Similarly, the Civil War and World War I created a boom in the demand for artificial limbs and that in turn created a boom in innovation that led to better artificial limbs. The demand for new prosthetics was in some cases personal, as MacRae writes:
…the person who launched the era of modern prosthetics was also the first documented amputee of the Civil War–Confederate soldier James Edward Hanger. Hanger, who lost his leg above the knee to a cannon ball, was first fitted with a wooden peg leg by Yankee surgeons. Unhappy with the cumbersome appendage, Hanger eventually designed and built a new, lightweight leg from whittled barrel staves. Hanger’s innovative leg had hinges at the knee and foot, which helped him to sit more comfortably and to walk with a more natural gait. Hangar won the contract to make limbs for Confederate veterans. The company he founded–Hanger, Inc.–remains a key player in prosthetics and orthotics today.
In a highly original paper, Jeffrey Clemens and Parker Rogers document the increase in patents during the war eras but they also show that the type of innovation not just the quantity also responded to economic incentives.
In the Civil War era, the quantity of limbs demanded increased but the government was quite stingy in paying for artificial limbs. As a result, innovators focused on process innovations that enabled the production of more limbs at lower cost. In contrast, WWI payments were more generous and the government emphasized reintegrated soldiers into society which made appearance a more dominant feature in limb patenting.
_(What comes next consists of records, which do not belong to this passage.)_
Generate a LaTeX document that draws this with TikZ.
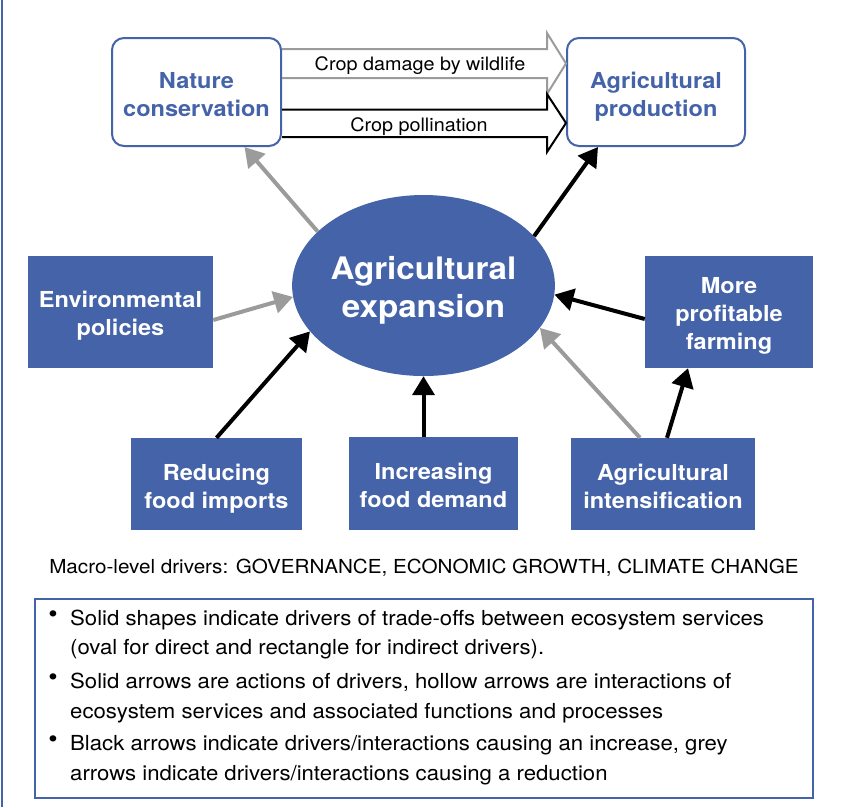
\documentclass[tikz,border=0pt]{standalone}
\usepackage{fontspec}
\setmainfont{TeX Gyre Heros}[FakeStretch=1.07]
\usepackage{tikz}
\usetikzlibrary{arrows.meta,shapes.geometric}
\definecolor{driverblue}{RGB}{69,99,168}
\definecolor{arrowgrey}{RGB}{155,155,155}
\newcommand{\lift}[1]{\rule{0pt}{#1}}

\begin{document}
\begin{tikzpicture}[x=1pt,y=-1pt]
\tikzset{driver/.style={fill=driverblue,text=white,align=center,inner sep=0pt,
           font=\bfseries\fontsize{22}{28}\selectfont},
         topbox/.style={draw=driverblue,line width=2pt,rounded corners=12pt,fill=white,
           text=driverblue,align=center,inner sep=0pt,minimum height=108pt,
           font=\bfseries\fontsize{22}{28}\selectfont},
         oval/.style={ellipse,fill=driverblue,text=white,align=center,inner sep=0pt,
           minimum width=249pt,minimum height=181pt,
           font=\bfseries\fontsize{31}{38}\selectfont},
         blackarrow/.style={line width=4pt,-{Triangle[length=19pt,width=22pt]}},
         greyarrow/.style={blackarrow,draw=arrowgrey},
         hollow/.style={line width=2pt,line join=miter},
         plain/.style={font=\fontsize{18.5}{22}\selectfont,inner sep=0pt,anchor=base},
         legendline/.style={font=\fontsize{20.7}{24}\selectfont,inner sep=0pt,anchor=base west},
         dot/.style={font=\fontsize{25}{25}\selectfont,inner sep=0pt}}
\useasboundingbox (0,0) rectangle (858,807);
\draw[driverblue,line width=2.5pt] (2,0) -- (2,807);

% ecosystem services
\node[topbox,minimum width=169pt] (nat) at (196.5,92) {\lift{22pt}Nature\\conservation};
\node[topbox,minimum width=178pt] (agr) at (656,92) {\lift{26pt}Agricultural\\production};

% direct and indirect drivers
\node[oval] (exp) at (423.5,285.5) {\lift{32.5pt}Agricultural\\expansion};
\node[driver,minimum width=185pt,minimum height=112pt] (env) at (120.5,312) {\lift{24pt}Environmental\\policies};
\node[driver,minimum width=168pt,minimum height=112pt] (prof) at (729,312) {\lift{24pt}More\\profitable\\farming};
\node[driver,minimum width=171pt,minimum height=92pt] (red) at (216.5,484) {\lift{25pt}Reducing\\food imports};
\node[driver,minimum width=169pt,minimum height=93pt] (inc) at (433.5,483.5) {\lift{21pt}Increasing\\food demand};
\node[driver,minimum width=184pt,minimum height=92pt] (agi) at (663,484) {\lift{22pt}Agricultural\\intensification};

% hollow arrows
\draw[hollow,arrowgrey] (nat.east |- 0,49) -| ([xshift=-19pt]agr.west |- 0,33)
   -- (agr.west |- 0,63.5) -- ([xshift=-19pt]agr.west |- 0,94) |- (nat.east |- 0,78);
\draw[hollow,black] (nat.east |- 0,109.5) -| ([xshift=-19pt]agr.west |- 0,94)
   -- (agr.west |- 0,123) -- ([xshift=-19pt]agr.west |- 0,152) |- (nat.east |- 0,137);
\node[plain] (dmg) at (420,70) {Crop damage by wildlife};
\node[plain] (pol) at (419,131.5) {Crop pollination};

% solid arrows
\draw[greyarrow] (exp.153) -- ([xshift=48pt]nat.south);
\draw[blackarrow] (exp.24) -- ([xshift=-58pt]agr.south);
\draw[greyarrow] ([yshift=-8pt]env.east) -- (exp.185);
\draw[blackarrow] ([yshift=-7pt]prof.west) -- (exp.-4);
\draw[blackarrow] (red.north) -- (exp.202);
\draw[blackarrow] (inc.north -| exp.south) -- (exp.south);
\draw[greyarrow] ([xshift=-23pt]agi.north) -- (exp.-20);
\draw[blackarrow] ([xshift=4pt]agi.north) -- ([xshift=-41pt]prof.south);

% macro drivers and legend
\node[plain,font=\fontsize{19.3}{22}\selectfont] (mac) at (424,573) {Macro-level drivers: GOVERNANCE, ECONOMIC GROWTH, CLIMATE CHANGE};
\node[draw=driverblue,line width=2pt,minimum width=778pt,minimum height=199pt,inner sep=0pt] (leg) at (424,698.5) {};
\node[dot] (b1) at (53,617) {\textbullet};
\node[dot] (b2) at (53,680) {\textbullet};
\node[dot] (b3) at (53,742) {\textbullet};
\node[legendline] (l1) at (70,625.5) {Solid shapes indicate drivers of trade-offs between ecosystem services};
\node[legendline] (l2) at (70,654.5) {(oval for direct and rectangle for indirect drivers).};
\node[legendline] (l3) at (70,688.5) {Solid arrows are actions of drivers, hollow arrows are interactions of};
\node[legendline] (l4) at (70,718.5) {ecosystem services and associated functions and processes};
\node[legendline] (l5) at (70,750.5) {Black arrows indicate drivers/interactions causing an increase, grey};
\node[legendline] (l6) at (70,780.5) {arrows indicate drivers/interactions causing a reduction};
\end{tikzpicture}
\end{document}
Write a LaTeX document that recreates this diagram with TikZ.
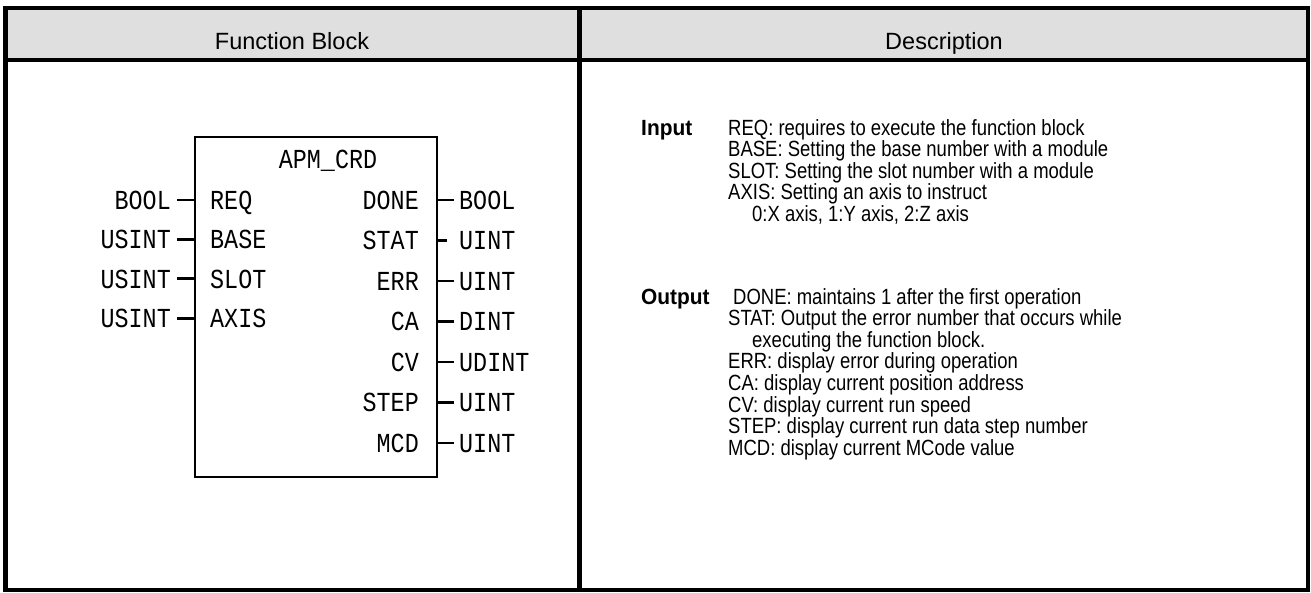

More generally, Clemens and Rogers show how the type of procurement contracts directs not just the quantity but the form of innovation. The lessons are relevant for modern health care costs. Many people, for example, have wondered why innovation tends to lower costs in most fields but raise costs in health care. Clemens and Rogers point to the nature of procurement contracts as a possible important influence.